A very rough draft of Jim Harstad’s memoir, ON HE RODE — Chapter 39

ON HE RODE — Chapter Thirty-Nine

The country school I attended in grades five through eight was a steep-roofed chalet built of river rock, heavy Douglas fir timbers, and cedar shake roofing taken from the ground on which it was built by the WPA in 1938. A gorgeous edifice immaculately maintained by angular post-retirement old-timers in bib overalls, it was a privilege to be a student there.

At its north end the chalet did a transverse expansion into a combination fieldhouse/auditorium, its stage framed by enormous timbers from which the bark had been carefully peeled, radiant wood gently hand-sanded and lacquered. The concrete auditorium floor was also the floor of the basketball court, and it had a tendency to accumulate moisture and grow slippery when it hosted lively, well-attended events such as ball games. Of course our home-team advantage was only enhanced by such discreet strategies as dusting our All-Star soles with powdered resin and avoiding especially treacherous “ice holes” — slippery spots — and luring unsuspecting opponents into them. It was like driving on black ice.

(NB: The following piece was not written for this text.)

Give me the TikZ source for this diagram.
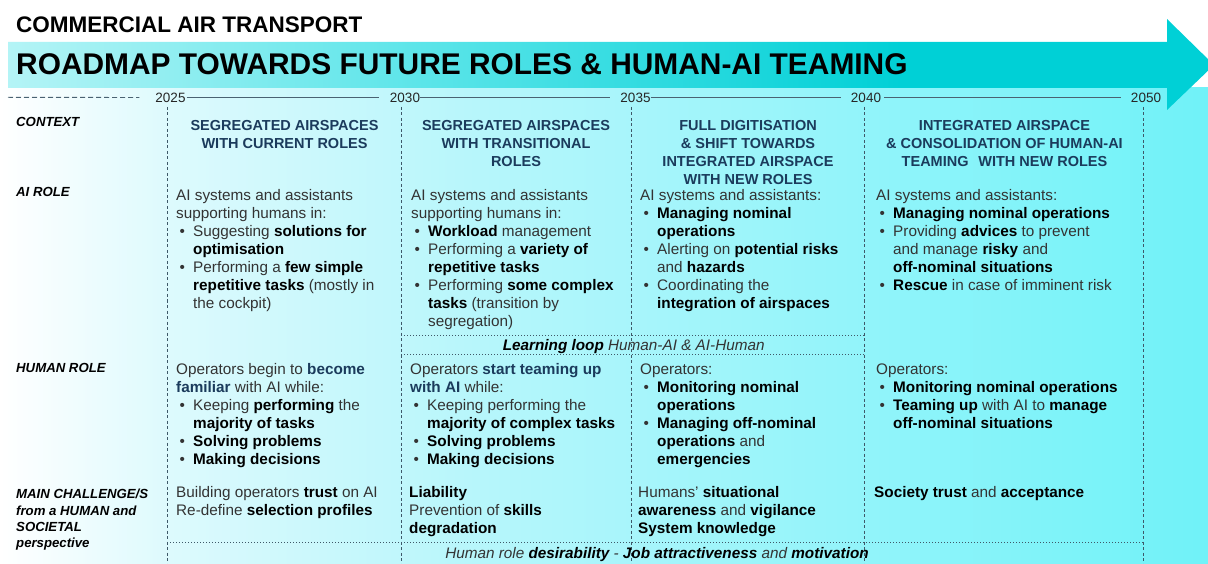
\documentclass[tikz,border=0pt]{standalone}
\usepackage{fontspec}
\setmainfont{Liberation Sans}
\usetikzlibrary{calc}
\definecolor{navy}{HTML}{1B3B5C}
\definecolor{bodytxt}{HTML}{333333}
\definecolor{tline}{HTML}{4A6272}
\definecolor{dline}{HTML}{3E5868}
\definecolor{bandA}{HTML}{B4F4F6}
\definecolor{bandB}{HTML}{5CE5E9}
\definecolor{bandC}{HTML}{00D0D6}
\definecolor{bgA}{HTML}{FFFFFF}
\definecolor{bgB}{HTML}{DDFAFD}
\definecolor{bgC}{HTML}{B6F6FB}
\definecolor{bgD}{HTML}{8FF4FA}
\definecolor{bgE}{HTML}{70F2F8}
\pgfdeclarehorizontalshading{bandsh}{100bp}{color(0bp)=(bandA); color(25bp)=(bandA); color(42bp)=(bandB); color(62bp)=(bandC); color(100bp)=(bandC)}
\pgfdeclarehorizontalshading{bgsh}{100bp}{color(0bp)=(bgA); color(25bp)=(bgA); color(32bp)=(bgB); color(45bp)=(bgC); color(62bp)=(bgD); color(75bp)=(bgE); color(100bp)=(bgE)}
\newcommand\bb[1]{{\bfseries\color{black}#1}}
\newcommand\nbf[1]{{\bfseries\color{navy}#1}}
\newcommand\bu{\makebox[17pt][l]{\hspace{3.5pt}\textbullet}}
\newcommand\ml[1]{\multicolumn{2}{@{}l@{}}{#1}}
\begin{document}
\begin{tikzpicture}[x=1pt,y=-1pt,
  cell/.style={anchor=north west, inner sep=0, font=\fontsize{15.3}{18}\selectfont, text=bodytxt},
  hdr/.style={anchor=north, inner sep=0, font=\fontsize{14.5}{17.8}\selectfont\bfseries, text=navy},
  lbl/.style={anchor=north west, inner sep=0, font=\fontsize{13.2}{16.4}\selectfont\bfseries\itshape, text=black},
  year/.style={inner sep=0, font=\fontsize{13.5}{13.5}\selectfont, text=black!85},
  tl/.style={draw=tline, line width=0.9pt},
  vdash/.style={draw=dline, line width=0.8pt, dash pattern=on 3pt off 2.5pt},
  hdot/.style={draw=dline, line width=0.8pt, dash pattern=on 1pt off 2pt},
  band/.style={shading=bandsh}
]
\useasboundingbox (0,0) rectangle (1208,564);
\fill[white] (0,0) rectangle (1208,564);
\shade[shading=bgsh] (0,88) rectangle (1208,564);
\shade[band] (8,42) -- (1167,42) -- (1167,19) -- (1214,65) -- (1167,110) -- (1167,88) -- (8,88) -- cycle;

% titles
\node[anchor=base west, inner sep=0, font=\fontsize{22.5}{22.5}\selectfont\bfseries] (t1) at (16,32.3) {COMMERCIAL AIR TRANSPORT};
\node[anchor=base west, inner sep=0, font=\fontsize{29.9}{30}\selectfont\bfseries] (t2) at (16,75) {ROADMAP TOWARDS FUTURE ROLES \& HUMAN-AI TEAMING};

% timeline
\node[year] (y25) at (170.5,97.5) {2025};
\node[year] (y30) at (405,97.5) {2030};
\node[year] (y35) at (635.5,97.5) {2035};
\node[year] (y40) at (866,97.5) {2040};
\node[year] (y50) at (1146,97.5) {2050};
\coordinate (tstart) at (8,97.3);
\draw[tl, dash pattern=on 5pt off 3pt] (tstart) -- ([xshift=-16pt]y25.west);
\draw[tl] ([xshift=1pt]y25.east) -- ([xshift=-11pt]y30.west);
\draw[tl] (y30.east) -- ([xshift=-10pt]y35.west);
\draw[tl] (y35.east) -- ([xshift=-10pt]y40.west);
\draw[tl] ([xshift=3pt]y40.east) -- ([xshift=-10pt]y50.west);

% vertical dashed lines
\foreach \x in {167,401,631,864,1143} \draw[vdash] (\x,107) -- (\x,564);

% dotted lines
\draw[hdot] (401,335) -- (864,335);
\draw[hdot] (401,354.5) -- (864,354.5);
\draw[hdot] (167,542) -- (1143,542);

% row labels
\node[lbl] (lctx) at (16,116.8) {CONTEXT};
\node[lbl] (lai) at (16,186.8) {AI ROLE};
\node[lbl] (lhum) at (16,363.1) {HUMAN ROLE};
\node[lbl] (lch) at (16,487.1) {\begin{tabular}{@{}l@{}}MAIN CHALLENGE/S\\from a HUMAN and\\SOCIETAL\\perspective\end{tabular}};

% headers
\node[hdr] (h1) at (284.5,118.2) {\begin{tabular}{@{}c@{}}SEGREGATED AIRSPACES\\WITH CURRENT ROLES\end{tabular}};
\node[hdr] (h2) at (516,118.2) {\begin{tabular}{@{}c@{}}SEGREGATED AIRSPACES\\WITH TRANSITIONAL\\ROLES\end{tabular}};
\node[hdr] (h3) at (748,118.2) {\begin{tabular}{@{}c@{}}FULL DIGITISATION\\\& SHIFT TOWARDS\\INTEGRATED AIRSPACE\\WITH NEW ROLES\end{tabular}};
\node[hdr] (h4) at (1004.5,118.2) {\begin{tabular}{@{}c@{}}INTEGRATED AIRSPACE\\\& CONSOLIDATION OF HUMAN-AI\\TEAMING\hspace{0.4em} WITH NEW ROLES\end{tabular}};

% AI role
\node[cell] (a1) at (176,187.4) {\begin{tabular}{@{}l@{}l@{}}
\ml{AI systems and assistants}\\
\ml{supporting humans in:}\\
\bu & Suggesting \bb{solutions for}\\
 & \bb{optimisation}\\
\bu & Performing a \bb{few simple}\\
 & \bb{repetitive tasks} (mostly in\\
 & the cockpit)
\end{tabular}};
\node[cell] (a2) at (411,187.4) {\begin{tabular}{@{}l@{}l@{}}
\ml{AI systems and assistants}\\
\ml{supporting humans in:}\\
\bu & \bb{Workload} management\\
\bu & Performing a \bb{variety of}\\
 & \bb{repetitive tasks}\\
\bu & Performing \bb{some complex}\\
 & \bb{tasks} (transition by\\
 & segregation)
\end{tabular}};
\node[cell] (a3) at (640,187.4) {\begin{tabular}{@{}l@{}l@{}}
\ml{AI systems and assistants:}\\
\bu & \bb{Managing nominal}\\
 & \bb{operations}\\
\bu & Alerting on \bb{potential risks}\\
 & and \bb{hazards}\\
\bu & Coordinating the\\
 & \bb{integration of airspaces}
\end{tabular}};
\node[cell] (a4) at (876,187.4) {\begin{tabular}{@{}l@{}l@{}}
\ml{AI systems and assistants:}\\
\bu & \bb{Managing nominal operations}\\
\bu & Providing \bb{advices} to prevent\\
 & and manage \bb{risky} and\\
 & \bb{off-nominal situations}\\
\bu & \bb{Rescue} in case of imminent risk
\end{tabular}};

% learning loop
\node[anchor=base, inner sep=0, font=\fontsize{15.3}{18}\selectfont\itshape, text=bodytxt] (loop) at (633.7,350) {\bb{Learning loop} Human-AI \& AI-Human};

% human role
\node[cell] (m1) at (176,361.4) {\begin{tabular}{@{}l@{}l@{}}
\ml{Operators begin to \nbf{become}}\\
\ml{\nbf{familiar} with AI while:}\\
\bu & Keeping \bb{performing} the\\
 & \bb{majority of tasks}\\
\bu & \bb{Solving problems}\\
\bu & \bb{Making decisions}
\end{tabular}};
\node[cell] (m2) at (410,361.4) {\begin{tabular}{@{}l@{}l@{}}
\ml{Operators \nbf{start teaming up}}\\
\ml{\nbf{with AI} while:}\\
\bu & Keeping performing the\\
 & \bb{majority of complex tasks}\\
\bu & \bb{Solving problems}\\
\bu & \bb{Making decisions}
\end{tabular}};
\node[cell] (m3) at (640,361.4) {\begin{tabular}{@{}l@{}l@{}}
\ml{Operators:}\\
\bu & \bb{Monitoring nominal}\\
 & \bb{operations}\\
\bu & \bb{Managing off-nominal}\\
 & \bb{operations} and\\
 & \bb{emergencies}
\end{tabular}};
\node[cell] (m4) at (876,361.4) {\begin{tabular}{@{}l@{}l@{}}
\ml{Operators:}\\
\bu & \bb{Monitoring nominal operations}\\
\bu & \bb{Teaming up} with AI to \bb{manage}\\
 & \bb{off-nominal situations}
\end{tabular}};

% challenges
\node[cell] (c1) at (176,484.4) {\begin{tabular}{@{}l@{}}
Building operators \bb{trust} on AI\\
Re-define \bb{selection profiles}
\end{tabular}};
\node[cell] (c2) at (409,484.4) {\begin{tabular}{@{}l@{}}
\bb{Liability}\\
Prevention of \bb{skills}\\
\bb{degradation}
\end{tabular}};
\node[cell] (c3) at (638,484.4) {\begin{tabular}{@{}l@{}}
Humans' \bb{situational}\\
\bb{awareness} and \bb{vigilance}\\
\bb{System knowledge}
\end{tabular}};
\node[cell] (c4) at (874,484.4) {\begin{tabular}{@{}l@{}}
\bb{Society trust} and \bb{acceptance}
\end{tabular}};

% bottom line
\node[anchor=base, inner sep=0, font=\fontsize{15.3}{18}\selectfont\itshape, text=bodytxt] (des) at (657,558.5) {Human role \bb{desirability} - \bb{Job attractiveness} and \bb{motivation}};
\end{tikzpicture}
\end{document}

The first time we played Mary M. Knight School that year was a home game, and we smoked’m bad. I played low post and got a ton of mileage out of a turnaround bank shot modeled on my hero Bob “Hooks” Houbregs after a quick pass from Evers’ faux Joe “Slippery Sip” Cipriano. Possibly our special home court advantage came into play, but we doubted it. The floor wasn’t even getting damp until late in the third quarter. And we won by A LOT. Can anybody spell dynasty?

Later in the season we had no trouble with Vaughn, Hoodsport, Skokomish, or Union City, so you might guess we were a bit complacent about our second game with Mary M. Knight. And you know what, besides having a woman’s name, Mary M. Knight didn’t even have an indoor basketball court. They practiced outside and played their home games in a National Guard Armory cracker box. No wonder they were so easy! They practiced in the rain, ha ha.

Only, you guessed it, they were laying for us. It seems they didn’t like the way we’d acted in the first game. Besides the unsure footing, we had run up the score quite a bit, feeding my selfish appetite to make thirty points in one game. Not very good sports, were we? Is it worse that I stopped three points short of thirty, or that, given the circumstances, I tried at all — honor, sportsmanship, etiquette, etc., considerations that I actually did take into account now and then. But how often do you even get a chance at thirty? Ever? Never? Whatever.

Mary M. Knight at the armory for our second matchup, and they were ready for us. Ever hear of a full-court press, Evers? Evers has, but he’s never had one laid on him like this. Can’t pass, can’t dribble, can’t move. Time out! Too late. Turnover. Inbounds pass, bounce pass inside, off the board, swish! Two for them.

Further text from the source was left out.